Namun demikian, walau saya cenderung menolaknya dan menganggapnya sebagai sebentuk salah dengar, tetapi menarik juga Erb mencoba menafsirkan kata dalo itu yang tampaknya ia coba pertahankan dengan mati-matian dan konsisten. Beginilah intisari dari pembelaan beliau. Dalo adalah dalo betong, atau dalo bambu, dalo gurung. Konon dulu mbau anak yang baru lahir dikubur di dalam tanah. Tetapi sebelum dikuburkan, terlebih dahulu dibersihkan dan dimasukan ke dalam dalo bambu, dalo tadi. Itulah yang disebut kuni. Jadi, kuni itu adalah ari-ari bayi yang dilahirkan. Kemudian kuni yang sudah dimasukkan ke dalam dalo bambu dikuburkan dan kubur itu lalu ditandai dengan cara ditanami bambu dalo. Dari situlah ungkapan kuni agu dalo itu berasal. Yaitu berasal dari kuni yang disimpan di dalam dalo lalu dikubur. Dalam arti itulah ungkapan kuni agu dalo tidak lain berarti tanah tumpah darah, atau tanah tempat di mana ari-arimu di tanam di bumi ini.
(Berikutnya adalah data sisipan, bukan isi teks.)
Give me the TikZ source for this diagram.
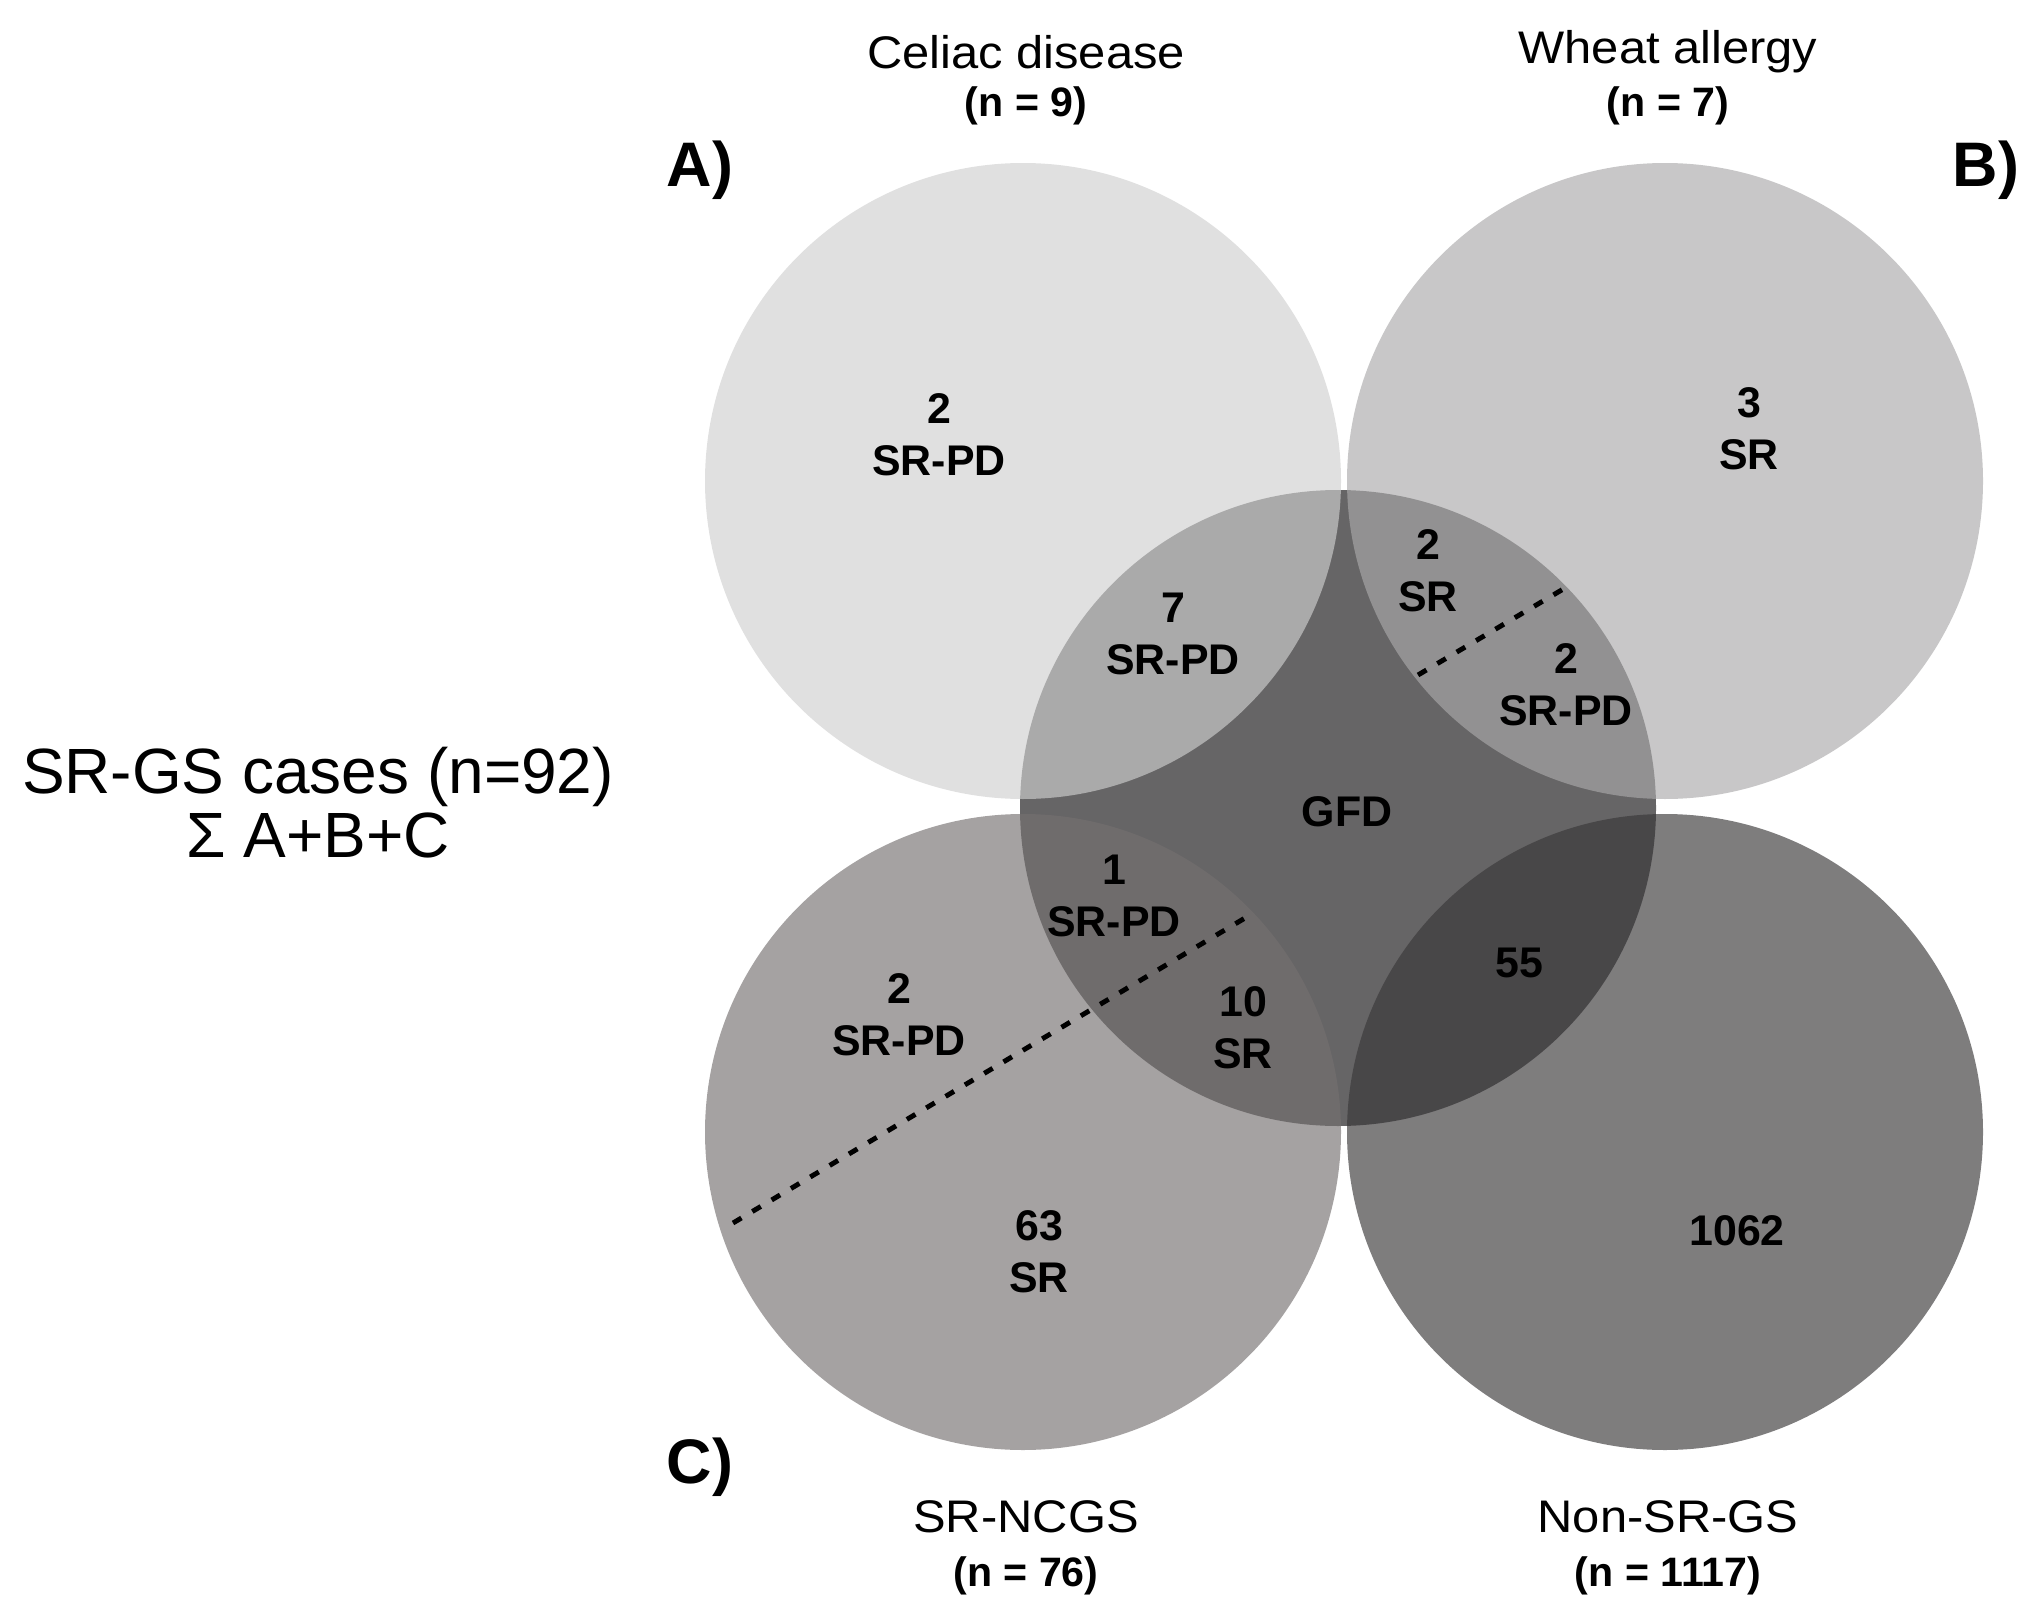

Menurut Erb, dulu memang bambu amat penting dalam hidup orang Manggarai pada umumnya. Ada banyak gunanya. Sebagai bahan untuk rumah. Sebagai pagar untuk kebun. Sebagai alat timba air. Sebagai bahan dasar untuk pelbagai macam keperluan. Yang perlu dicatat ialah bahwa bambu itu juga menjadi kayu pengusung peti orang mati ke kubur. Bahkan menurut Erb, bambu itu jugalah yang dipakai sebagai alat untuk menggali kubur dulu. Maka kehadiran bambu dalam kehidupan orang Manggarai berarti mengingatkan kita akan kematian. Apalagi kalau hal itu dijadikan sebagai bahan rumah, maka rumah bambu mengingatkan kita akan eksistensi kita yang terarah kepada maut, meminjam istilah Martin Heidegger yang terkenal itu, Sein zum Tode.

Tetapi dalam proses ini tiba-tiba saya teringat akan sesuatu. Boleh jadi kehadiran bambu itu juga bisa mengingatkan orang akan mitos arkaik orang Manggarai, tentang bengkar one mai belang, bok one mai betong, menyangkut asal-usul manusia. Mungkin saja ada kaitan atau asosiasi ke sana. Tetapi ia berfungsi secara negatif. Sebab mitos itu bukan mitos positif, melainkan hadir sebagai nasihat moral untuk mengingatkan anak-anak yang kurang ajar agar menghormati orang tua mereka. Sebab orang tua adalah asal-usul mereka. Mereka tidak keluar dari bambu, melainkan mereka terlahir dari orang tua.


Bandung, 28 November 2008 (ditulis ulang, diperluas, 01 Desember 2008).